Yellen also addressed the ongoing efforts to manage risks outside of banks, such as money-market funds, hedge funds, and stablecoins, which are digital assets typically pegged to the dollar. She stressed that these financial instruments pose a risk of creating fire sales of assets, potentially destabilizing markets in the process. To tackle these risks, the Financial Stability Oversight Council (FSOC), an interagency forum established after the financial crisis, is working on changing its rules to more easily subject such institutions to enhanced federal supervision. Additionally, Yellen mentioned that the FSOC has restarted a group studying hedge funds and is requesting Congress to pass legislation to regulate stablecoin issuers similarly to banks.


Chinese Consumers Bolster Economic Recovery


In March, China's services sector activity reached its highest level in over a decade, signaling that Chinese consumers are returning to stores and restaurants and driving economic recovery after nearly three years of strict Covid-19 controls. This rebound offers hope for the global economy, as it relies on Chinese consumers to support growth in 2023, while consumers in the US and Europe face challenges like rising interest rates, high inflation, and potential lending restrictions due to banking sector turmoil.


However, the sustainability of the recovery in Chinese consumption remains uncertain, as households have accumulated significant savings but are dealing with weak housing and job markets, and sluggish income growth. Despite these concerns, the World Bank increased its growth forecast for China in 2023 from 4.5% to 5.1%. The Chinese government has set a growth target of around 5% for this year, which economists believe is achievable given last year's weak growth.


Maintaining the current momentum could be challenging, as Chinese families continue to save and repay mortgage loans, and private businesses seem hesitant to invest and hire.
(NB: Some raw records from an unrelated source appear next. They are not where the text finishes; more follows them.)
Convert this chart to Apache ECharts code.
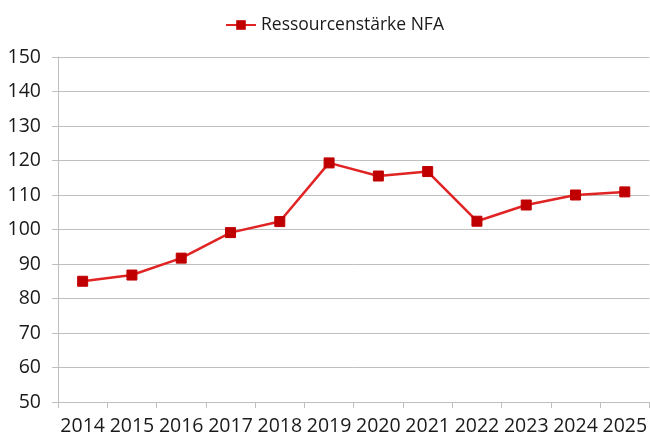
<!DOCTYPE html>
<html>
<head>
<meta charset="utf-8">
<script src="https://cdn.jsdelivr.net/npm/echarts@6/dist/echarts.min.js"></script>
<style>
  html, body { margin: 0; padding: 0; background: #fff; }
  #chart { width: 650px; height: 436px; }
</style>
</head>
<body>
<div id="chart"></div>
<script>
var years = ['2014', '2015', '2016', '2017', '2018', '2019', '2020', '2021', '2022', '2023', '2024', '2025'];
var seriesName = 'Ressourcenstärke NFA';
var values = [85.0, 86.8, 91.7, 99.1, 102.3, 119.3, 115.5, 116.8, 102.4, 107.1, 110.0, 110.9];

var myChart = echarts.init(document.getElementById('chart'));
var font = '"Open Sans", "Noto Sans", sans-serif';

var option = {
    animation: false,
    legend: {
        top: 11,
        left: 220,
        itemWidth: 30,
        itemHeight: 12,
        itemGap: 4,
        textStyle: { fontFamily: font, fontSize: 17.5, color: '#1a1a1a' },
        data: [seriesName]
    },
    grid: { left: 58, right: -2, top: 57, bottom: 33, containLabel: false },
    xAxis: {
        type: 'category',
        data: years,
        boundaryGap: true,
        axisLine: { lineStyle: { color: '#bfbfbf', width: 1 } },
        axisTick: { show: true, alignWithLabel: false, length: 6, inside: false, lineStyle: { color: '#bfbfbf' } },
        axisLabel: { margin: 14, fontFamily: font, fontSize: 19.5, color: '#1a1a1a', interval: 0 }
    },
    yAxis: {
        type: 'value',
        min: 50,
        max: 150,
        interval: 10,
        axisLine: { show: true, lineStyle: { color: '#bfbfbf', width: 1 } },
        axisTick: { show: true, length: 6, lineStyle: { color: '#bfbfbf' } },
        axisLabel: { margin: 17, fontFamily: font, fontSize: 19.5, color: '#1a1a1a' },
        splitLine: { lineStyle: { color: '#bfbfbf', width: 1 } }
    },
    series: [{
        name: seriesName,
        type: 'line',
        data: values,
        symbol: 'rect',
        symbolSize: 10,
        lineStyle: { color: '#e02424', width: 2.5 },
        itemStyle: { color: '#c00000', borderColor: '#c00000' }
    }]
};

myChart.setOption(option);
</script>
</body>
</html>
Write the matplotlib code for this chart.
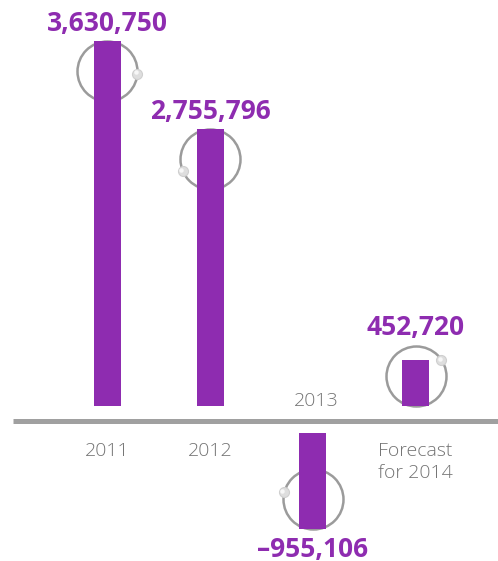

The real test for the Chinese economy will come in the second and third quarters, with a potentially gloomy backdrop for global growth.


UK Joins Indo-Pacific Trade Bloc, Marking Largest Post-Brexit Deal


The UK has successfully negotiated to join the 11-member Comprehensive and Progressive Agreement for Trans-Pacific Partnership (CPTPP), marking the largest post-Brexit trade deal to date. The deal places the UK at the center of a dynamic group of Pacific economies with a combined GDP of £11 trillion ($13.6 trillion).


The trade bloc spans countries such as Canada, Japan, Australia, and Singapore, with the agreement expected to be signed by the end of the year, following approval from Parliament and the 11 member states. Joining the CPTPP is estimated to boost the UK's economy by £1.8 billion in the long term and increase wages by £800 million compared to 2019 levels.


The UK's trade commissioner for Asia Pacific, Natalie Black, emphasized the significance of the deal for the UK's future economic growth. However, it is yet to be seen how much this deal will actually benefit Britain's growth prospects, as it will raise long-term domestic GDP by only 0.08%, which might not offset the European trade losses resulting from Brexit.